Member of Parliament for North Down
- In office October 1900 – 6 April 1910
- Preceded by: John Blakiston-Houston
- Succeeded by: William Mitchell-Thomson

Personal details
- Born: 1854 Glasgow, Scotland
- Died: 6 April 1910 (aged 55–56) London, England
- Party: Conservative Irish Unionist

= Thomas Lorimer Corbett =

British politician

Thomas Lorimer Corbett (1854 – 6 April 1910) was a British Conservative politician.

Corbett was born in Glasgow, Scotland, and was the eldest son of Thomas Corbett of Cove, Dunbartonshire and his wife, Sarah Cameron.

Following a private education, Corbett moved to Streatham, London. He became secretary of the Clapham Conservative Association, and a member of the National Union of Conservative Associations. He was elected to the first London County Council in 1889, as a Moderate Party councillor for Clapham electoral division. He was defeated by his Progressive Party opponent at the next council election in March 1892.

Corbett's opposition to Home Rule in Ireland led to him standing as a parliamentary candidate for the Irish Unionists at the 1892 and 1895 general elections, when he unsuccessfully contested East Tyrone.

In 1895 he regained his seat on the London County Council, and retained it in 1898. He was chief whip of the Moderate Party, and held the office of deputy chairman of the council in 1899 – 1900.

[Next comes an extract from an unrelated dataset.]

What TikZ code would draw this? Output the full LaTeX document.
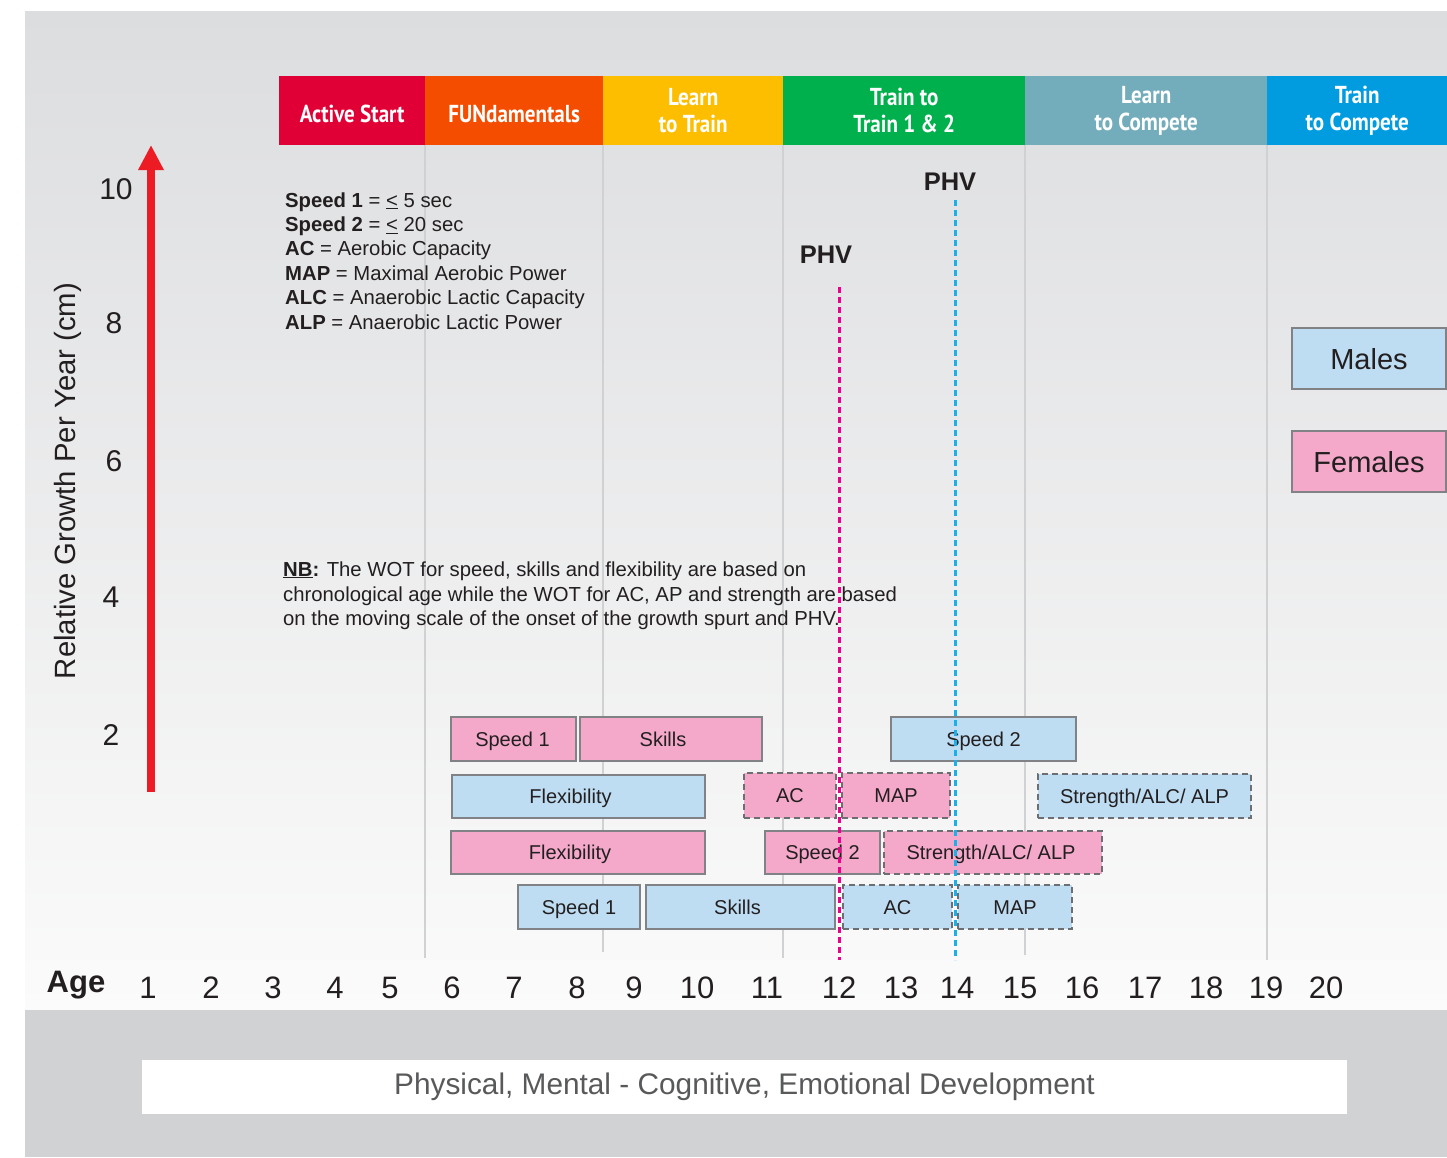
\documentclass[tikz,border=0pt]{standalone}
\usepackage{fontspec}
\setmainfont{Liberation Sans}
\newfontfamily\hdfont[FakeStretch=0.86]{PT Sans}
\usetikzlibrary{arrows.meta}
\definecolor{bgtop}{HTML}{DCDDDF}
\definecolor{bgbot}{HTML}{FBFBFB}
\definecolor{band}{HTML}{D1D2D4}
\definecolor{cAS}{HTML}{E10035}
\definecolor{cFUN}{HTML}{F54D00}
\definecolor{cLT}{HTML}{FDBE00}
\definecolor{cTT}{HTML}{00B04C}
\definecolor{cLC}{HTML}{73ADBB}
\definecolor{cTC}{HTML}{009CDF}
\definecolor{mblue}{HTML}{BEDDF2}
\definecolor{fpink}{HTML}{F4A9CA}
\definecolor{boxedge}{HTML}{808285}
\definecolor{dashedge}{HTML}{6D6E71}
\definecolor{txt}{HTML}{231F20}
\definecolor{phvpink}{HTML}{EC008C}
\definecolor{phvblue}{HTML}{1BB0EC}
\definecolor{axred}{HTML}{ED1C24}
\definecolor{gridc}{HTML}{D0D1D3}
\definecolor{bottxt}{HTML}{58595B}
\tikzset{
  stage/.style={rectangle, anchor=north west, inner sep=0pt, minimum height=69pt, text=white,
    font=\hdfont\bfseries\fontsize{24.5}{27}\selectfont, align=center},
  gbox/.style={draw=boxedge, line width=1.5pt, inner sep=0pt, text=txt, text height=14.5pt, text depth=0pt,
    font=\fontsize{20}{24}\selectfont},
  mb/.style={gbox, fill=mblue},
  fp/.style={gbox, fill=fpink},
  dbox/.style={draw=dashedge, line width=2pt, dash pattern=on 6pt off 4pt},
  legend/.style={anchor=base west, inner sep=0pt, text=txt, font=\fontsize{20.3}{24}\selectfont},
  tick/.style={inner sep=0pt, text=txt, font=\fontsize{30}{34}\selectfont},
  agenum/.style={inner sep=0pt, text=txt, font=\fontsize{31}{34}\selectfont},
  phvlab/.style={inner sep=0pt, text=txt, font=\fontsize{25.5}{28}\selectfont\bfseries},
  phvline/.style={line width=3pt, dash pattern=on 6pt off 4pt},
  gridline/.style={draw=gridc, line width=1.2pt},
}
\begin{document}
\begin{tikzpicture}[x=1pt,y=-1pt]
\useasboundingbox (0,0) rectangle (1447,1157);
\fill[white] (0,0) rectangle (1447,1157);
\shade[top color=bgtop, bottom color=bgbot] (25,11) rectangle (1447,1010);
\fill[band] (25,1010) rectangle (1447,1157);

% stage header
\node[stage, fill=cAS, minimum width=146pt, text depth=0pt, text height=23pt] (as) at (279,76) {Active Start};
\node[stage, fill=cFUN, minimum width=178pt, text depth=0pt, text height=23pt] (fun) at (425,76) {FUNdamentals};
\node[stage, fill=cLT, minimum width=180pt] (lt) at (603,76) {Learn\\to Train};
\node[stage, fill=cTT, minimum width=242pt] (tt) at (783,76) {Train to\\Train 1 \& 2};
\node[stage, fill=cLC, minimum width=242pt] (lc) at (1025,76) {Learn\\to Compete};
\node[stage, fill=cTC, minimum width=180pt] (tc) at (1267,76) {Train\\to Compete};

% grid lines
\coordinate (g1) at (425,958);
\coordinate (g2) at (603,952);
\coordinate (g3) at (783,958);
\coordinate (g4) at (1025,955);
\coordinate (g5) at (1267,960);
\draw[gridline] (fun.south west) -- (g1);
\draw[gridline] (lt.south west) -- (g2);
\draw[gridline] (tt.south west) -- (g3);
\draw[gridline] (lc.south west) -- (g4);
\draw[gridline] (tc.south west) -- (g5);

% red axis arrow
\coordinate (ax0) at (151,792);
\coordinate (ax1) at (151,145);
\draw[axred, line width=8pt, -{Triangle[width=24pt,length=25pt]}] (ax0) -- (ax1);

% y label and ticks
\node[rotate=90, inner sep=0pt, text=txt, font=\fontsize{29.3}{32}\selectfont] (ylab) at (68,481) {Relative Growth Per Year (cm)};
\node[tick] (t10) at (116,189) {10};
\node[tick] (t8) at (114,323) {8};
\node[tick] (t6) at (114,461) {6};
\node[tick] (t4) at (111,597) {4};
\node[tick] (t2) at (111,735) {2};

% legend
\node[legend] (leg1) at (285,207) {\textbf{Speed 1} = \underline{<} 5 sec};
\node[legend] (leg2) at (285,231.4) {\textbf{Speed 2} = \underline{<} 20 sec};
\node[legend] (leg3) at (285,255.8) {\textbf{AC} = Aerobic Capacity};
\node[legend] (leg4) at (285,280.2) {\textbf{MAP} = Maximal Aerobic Power};
\node[legend] (leg5) at (285,304.6) {\textbf{ALC} = Anaerobic Lactic Capacity};
\node[legend] (leg6) at (285,329) {\textbf{ALP} = Anaerobic Lactic Power};

% NB text
\node[legend] (nb1) at (283,576) {\textbf{\underline{NB}:} The WOT for speed, skills and flexibility are based on};
\node[legend] (nb2) at (283,601) {chronological age while the WOT for AC, AP and strength are based};
\node[legend] (nb3) at (283,625) {on the moving scale of the onset of the growth spurt and PHV.};

% PHV
\node[phvlab] (phvm) at (950,182) {PHV};
\node[phvlab] (phvf) at (826,255) {PHV};
\coordinate (pm0) at (955,200);
\coordinate (pm1) at (955,960);
\coordinate (pf0) at (839,287);
\coordinate (pf1) at (839,960);

% legend boxes
\node[mb, minimum width=154pt, minimum height=61pt, text height=21pt, font=\fontsize{29}{32}\selectfont] (males) at (1369,358.5) {Males};
\node[fp, minimum width=154pt, minimum height=61pt, text height=21pt, font=\fontsize{29}{32}\selectfont] (females) at (1369,461.5) {Females};

% row 1
\node[fp, minimum width=125pt, minimum height=44pt] (fs1) at (513.5,739) {\hspace*{-2pt}Speed 1};
\node[fp, minimum width=182pt, minimum height=44pt] (fsk) at (671,739) {Skills\hspace*{16pt}};
\node[mb, minimum width=185pt, minimum height=44pt] (ms2) at (983.5,739) {Speed 2};
% row 2
\node[mb, minimum width=253pt, minimum height=43pt] (mfl) at (578.5,796.5) {Flexibility\hspace*{16pt}};
\node[fp, dbox, minimum width=92pt, minimum height=45pt] (fac) at (790,795) {AC};
\node[fp, dbox, minimum width=108pt, minimum height=45pt] (fmap) at (896,795) {MAP};
\node[mb, dbox, minimum width=213pt, minimum height=44pt] (mstr) at (1144.5,796) {Strength/ALC/ ALP};
% row 3
\node[fp, minimum width=254pt, minimum height=43pt] (ffl) at (578,852.5) {Flexibility\hspace*{16pt}};
\node[fp, minimum width=115pt, minimum height=43pt] (fs2) at (822.5,852.5) {Speed 2};
\node[fp, dbox, minimum width=218pt, minimum height=43pt] (fstr) at (993,852.5) {\hspace*{-4pt}Strength/ALC/ ALP};
% row 4
\node[mb, minimum width=122pt, minimum height=44pt] (ms1) at (579,907) {Speed 1};
\node[mb, minimum width=189pt, minimum height=44pt] (msk) at (740.5,907) {Skills\hspace*{6pt}};
\node[mb, dbox, minimum width=109pt, minimum height=44pt] (mac) at (897.5,907) {AC};
\node[mb, dbox, minimum width=114pt, minimum height=44pt] (mmap) at (1015,907) {MAP};

% PHV lines (on top)
\draw[phvline, draw=phvblue] (pm0) -- (pm1);
\draw[phvline, draw=phvpink] (pf0) -- (pf1);

% age row
\node[inner sep=0pt, text=txt, font=\fontsize{31}{34}\selectfont\bfseries] (age) at (76,985) {Age};
\foreach \n/\xx in {1/148,2/211,3/273,4/335,5/390,6/452,7/514,8/577,9/634,10/697,11/767,12/839,13/901,14/957,15/1020,16/1082,17/1145,18/1206,19/1266,20/1326}
  \node[agenum] (a\n) at (\xx,988) {\n};

% development box
\node[fill=white, inner sep=0pt, minimum width=1205pt, minimum height=54pt, text=bottxt, font=\fontsize{29.8}{32}\selectfont] (dev) at (744.5,1087) {Physical, Mental - Cognitive, Emotional Development};
\end{tikzpicture}
\end{document}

In 1898 Colonel Thomas Waring, the Unionist Member of Parliament for North Down died. Corbett contested the ensuing by-election, but was narrowly defeated by his opponent, John Blakiston-Houston. Both candidates were members of the same party, and it was felt that Blakiston-Houston won the seat by securing the Roman Catholic vote in the constituency. Corbett, in contrast, was described as having "somewhat extreme Protestant opinions". Two years later a general election was held, and Corbett succeeded in being elected as MP for North Down. He held the seat at the next two elections in 1906 and January 1910.

His younger brother, Archibald Cameron Corbett, was Liberal Unionist MP for Glasgow Tradeston from 1885 to 1911.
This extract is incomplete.